I find this interesting… D.J. Poyfair is the attorney representing Usana Health Sciences to the death against Barry Minkow. He is also the attorney who is representing a group of 15 “independent business owners” against Amway (Quixtar).
It appears as though Poyfair thinks Amway is an evil pyramid scheme, while Usana is …. oh, I don’t know… better? Less bad???
There was recently a hearing in California in the Quixtar IBO case, and there are a couple of interesting portions. Here’s one (bold added by me):
Poyfair: No, they understand what they’re selling, they understand what the pricing is, because they are told exactly the opposite by Amway, is that these products cannot be sold in the retail market. That they have no hope of actually selling any products to anyone other than – – well, just to consume them for themselves. That’s what they find out and that’s how they’re induced to pay the money into the bottom of the pyramid, which works its way up.
The Judge: And that is that, and reading through the history of the business relationship, as described in the Complaint, what appears to me to have occurred is that an organizational structure which might have had some viability at some point in time has, due to market conditions, lost that viability; and you can say, well, now, at this point given the rise of the big box stores, and so forth and so on, it amounts to an illegal contract, it doesn’t appear to me to have been an illegal contract in the inception. And it appears to me that it’s largely a question of market forces which have made it difficult, if not impossible, for Amway distributors to make money – – and that’s not against the law. I mean, that’s just what happens in a capitalist society where economic conditions change more and more rapidly all the time.
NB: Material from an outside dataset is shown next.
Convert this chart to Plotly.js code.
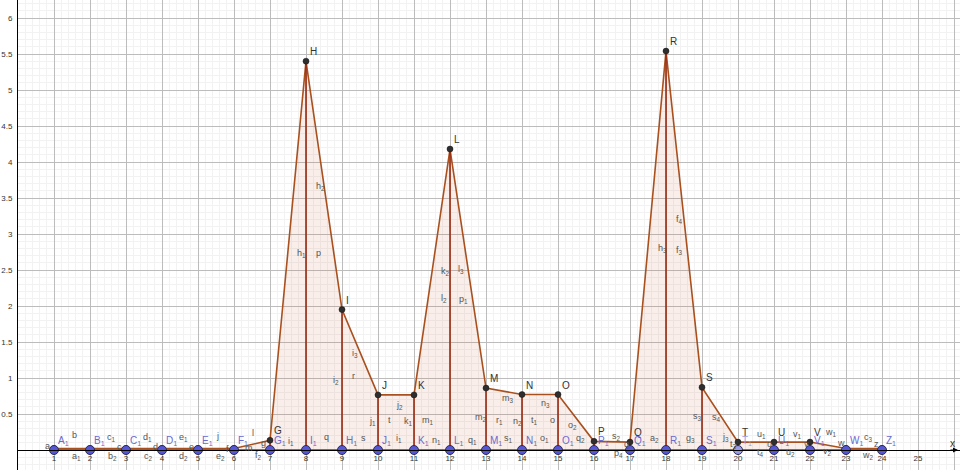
<!DOCTYPE html>
<html>
<head>
<meta charset="utf-8">
<script src="https://cdn.plot.ly/plotly-3.0.1.min.js"></script>
<style>html,body{margin:0;padding:0;background:#fff;}#chart{width:960px;height:470px;}</style>
</head>
<body>
<div id="chart"></div>
<script>
// ---- data ----
const xs = [1,2,3,4,5,6,7,8,9,10,11,12,13,14,15,16,17,18,19,20,21,22,23,24];
const heights = [0.02,0.02,0.02,0.02,0.02,0.02,0.135,5.40,1.95,0.765,0.765,4.18,0.86,0.77,0.77,0.12,0.11,5.54,0.87,0.11,0.11,0.11,0.02,0.02];
const topNames = ["","","","","","","G","H","I","J","K","L","M","N","O","P","Q","R","S","T","U","V","",""];
const footNames = ["A","B","C","D","E","F","G","I","H","J","K","L","M","N","O","P","Q","R","S","T","U","V","W","Z"];
const xTickVals = [0,1,2,3,4,5,6,7,8,9,10,11,12,13,14,15,16,17,18,19,20,21,22,23,24,25,26];
const xTickText = ["","1","2","3","4","5","6","7","8","9","10","11","12","13","14","15","16","17","18","19","20","21","22","23","24","25",""];
const yTickVals = [0,0.5,1,1.5,2,2.5,3,3.5,4,4.5,5,5.5,6];
const yTickText = ["","0.5","1","1.5","2","2.5","3","3.5","4","4.5","5","5.5","6"];
// segment / polygon labels (text, pixel position in the picture)
const segLabels = [
 ["a",47,446],["b",74,435],["a<sub>1</sub>",76,456],["c<sub>1</sub>",111,437],["c",119,447],["b<sub>2</sub>",112,456],
 ["d<sub>1</sub>",147,437],["d",155,447],["c<sub>2</sub>",148,456],["e<sub>1</sub>",183,437],["e",191,447],["d<sub>2</sub>",183,456],
 ["j",217,436],["e<sub>2</sub>",220,456],["f",227,449],["m",249,448],["l",253,433],["g",263,443],["f<sub>2</sub>",258,455],
 ["i<sub>1</sub>",291,441],["q",326,437],["s",363,438],
 ["h<sub>2</sub>",320,186],["h<sub>1</sub>",301,253],["p",318,253],["i<sub>3</sub>",355,353],["i<sub>2</sub>",336,380],["r",353,376],
 ["j<sub>2</sub>",399,405],["j<sub>1</sub>",372,421],["t",389,420],["k<sub>1</sub>",408,421],["m<sub>1</sub>",428,420],
 ["i<sub>1</sub>",399,438],["n<sub>1</sub>",436,440],["q<sub>1</sub>",472,440],
 ["k<sub>2</sub>",445,271],["l<sub>3</sub>",461,269],["l<sub>2</sub>",444,298],["p<sub>1</sub>",463,299],
 ["m<sub>3</sub>",508,398],["n<sub>3</sub>",545,403],["m<sub>2</sub>",481,417],["r<sub>1</sub>",499,420],["n<sub>2</sub>",517,421],
 ["t<sub>1</sub>",534,420],["o",552,420],["o<sub>2</sub>",572,425],["s<sub>1</sub>",508,438],["o<sub>1</sub>",544,438],["q<sub>2</sub>",580,438],
 ["s<sub>2</sub>",616,436],["q",626,444],["p<sub>4</sub>",618,453],["a<sub>2</sub>",654,438],["g<sub>3</sub>",690,438],
 ["f<sub>4</sub>",679,219],["h<sub>3</sub>",662,248],["f<sub>3</sub>",679,250],["s<sub>3</sub>",697,416],["s<sub>4</sub>",716,417],
 ["j<sub>3</sub>",725,437],["t<sub>3</sub>",733,444],["u<sub>1</sub>",761,434],["u",769,444],["t<sub>4</sub>",760,452],
 ["v<sub>1</sub>",797,434],["v",806,444],["u<sub>2</sub>",790,452],["w<sub>1</sub>",831,432],["w",841,443],["v<sub>2</sub>",827,451],
 ["c<sub>3</sub>",868,437],["z",876,444],["w<sub>2</sub>",868,455]
];

// ---- geometry of the view (GeoGebra: 36 px per x unit, 72 px per y unit) ----
const W = 960, H = 470, ML = 18;
const PXX = 36, PXY = 72, Y0PX = 450;
const xMax = (W - ML) / PXX;
const yMax = Y0PX / PXY, yMin = -(H - Y0PX) / PXY;
const toX = px => (px - ML) / PXX;
const toY = py => (Y0PX - py) / PXY;

const FONT = "Liberation Sans, Arial, sans-serif";
const topLine = "#a9501f", vertLine = "#9c2a0e";

// vertical segments
const vx = [], vy = [];
xs.forEach((x, i) => { vx.push(x, x, null); vy.push(0, heights[i], null); });

const traces = [
  {x: xs, y: heights, type: "scatter", mode: "lines", fill: "tozeroy",
   fillcolor: "rgba(204,102,51,0.11)", line: {color: topLine, width: 1.6}, hoverinfo: "skip"},
  {x: [xs[0], xs[xs.length - 1]], y: [0, 0], type: "scatter", mode: "lines",
   line: {color: vertLine, width: 1.6}, hoverinfo: "skip"},
  {x: vx, y: vy, type: "scatter", mode: "lines", line: {color: vertLine, width: 1.6}, hoverinfo: "skip"},
  {x: xs, y: heights, type: "scatter", mode: "markers",
   marker: {color: "#2e2e2e", size: 6, line: {color: "#111", width: 0.5}}, hoverinfo: "skip"},
  {x: xs, y: xs.map(() => 0), type: "scatter", mode: "markers",
   marker: {color: xs.map(x => x === 20 ? "#9c9ce6" : "#5656d6"), size: 9,
            line: {color: "#2a2a55", width: 1}}, hoverinfo: "skip"}
];

const ann = [];
xs.forEach((x, i) => {
  if (topNames[i]) ann.push({x: x, y: heights[i], text: topNames[i], showarrow: false,
    xanchor: "left", yanchor: "bottom", xshift: 2, yshift: 2,
    font: {family: FONT, size: 10, color: "#333"}});
  ann.push({x: x, y: 0, text: footNames[i] + "<sub>1</sub>", showarrow: false,
    xanchor: "left", yanchor: "bottom", xshift: 2, yshift: 1,
    font: {family: FONT, size: 10, color: x === 20 ? "#a0a0dd" : "#6a6ad0"}});
});
segLabels.forEach(s => ann.push({x: toX(s[1]), y: toY(s[2]), text: s[0], showarrow: false,
  xanchor: "center", yanchor: "middle", font: {family: FONT, size: 9, color: "#555"}}));
ann.push({x: toX(12), y: toY(458), text: "0", showarrow: false, xanchor: "center", yanchor: "middle",
  font: {family: FONT, size: 8, color: "#333"}});
ann.push({x: toX(952), y: toY(443), text: "x", showarrow: false, xanchor: "center", yanchor: "middle",
  font: {family: FONT, size: 10, color: "#333"}});
ann.push({x: toX(958), y: 0, ax: -9, ay: 0, text: "", showarrow: true, arrowhead: 2,
  arrowsize: 1, arrowwidth: 1, arrowcolor: "#000"});

const layout = {
  width: W, height: H,
  margin: {l: ML, r: 0, t: 0, b: 0},
  paper_bgcolor: "#fff", plot_bgcolor: "#fff",
  showlegend: false,
  xaxis: {range: [0, xMax], tickmode: "array", tickvals: xTickVals, ticktext: xTickText,
    anchor: "free", position: (H - Y0PX) / H, showline: true, linecolor: "#000", linewidth: 1,
    zeroline: false, ticks: "", showgrid: true, gridcolor: "#bcbcbc", gridwidth: 1,
    minor: {tick0: 0, dtick: 0.2, showgrid: true, gridcolor: "#f2f2f2", gridwidth: 1},
    tickfont: {family: FONT, size: 8, color: "#333"}, fixedrange: true},
  yaxis: {range: [yMin, yMax], tickmode: "array", tickvals: yTickVals, ticktext: yTickText,
    showline: true, linecolor: "#000", linewidth: 1, zeroline: false, ticks: "",
    showgrid: true, gridcolor: "#bcbcbc", gridwidth: 1,
    minor: {tick0: 0, dtick: 0.1, showgrid: true, gridcolor: "#f2f2f2", gridwidth: 1},
    tickfont: {family: FONT, size: 8, color: "#333"}, ticklabelstandoff: 3, fixedrange: true},
  annotations: ann
};

Plotly.newPlot("chart", traces, layout, {displayModeBar: false, staticPlot: true});
</script>
</body>
</html>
So I just find it very difficult to conclude that the critical aspect that one would need to show for preliminary injunction, that is, likelihood of success on substantial question on the merits is present in this case.
And here’s another:
Poyfair: The focus seems to have become pricing. The focus of this case should, I believe, become the business model that Quixtar has adopted. Every network marketing company that has any product, in response to a pyramid scheme allegation, makes the suggestion that their products are of high quality and they justify the higher prices.
In fact, in many cases what occurs is that the high prices are simply at that level not because of the quality of the product, but instead, as we’ve alleged and have proven with affidavits, instead it drives the payment of – – simply the payment of the bonuses and profit to the ownership.
There is – – throughout FTC case law, the analysis that takes place, the most fundamental analysis for a pyramid scheme is annunciated over and over and over again and that is how much of the product – – you figure out just about the quality when you look at how much of the product can be retailed outside the network.
The FTC said it should be 70% in 1979. Most network marketing companies are, legitimate ones, are in the 30’s, 40’s, 50’s and 60’s. This network marketing company has outside sales of 3.4% of outside. That’s if you accept their definition of what constitutes outside retail sales. Okay. That tells you about the quality of the products. That tells you about legitimacy of the pricing. The contention is not that the products are not of high quality, the contention is simply that prices are so high that they do not justify quality of the – – the quality of the products don’t justify the high prices.
This raises an interesting issue. I wonder what Usana’s numbers are? They certainly aren’t selling much more than 3.4% of their products to outside customers, are they? Or maybe they are…. in which case I’m sure the company would be happy to release those numbers?
I mean, if the company 30% or 40% or 50% or 60% retail sales as Poyfair notes above, and if he thinks that’s fabulous, then why doesn’t Usana just go ahead and release the numbers? Now notice that Poyfair’s mention of “legitimate” MLMs doesn’t indicate that they sell 70% of their products to bona fide retail customers. Hmmmm… are we getting closer to a number for Usana?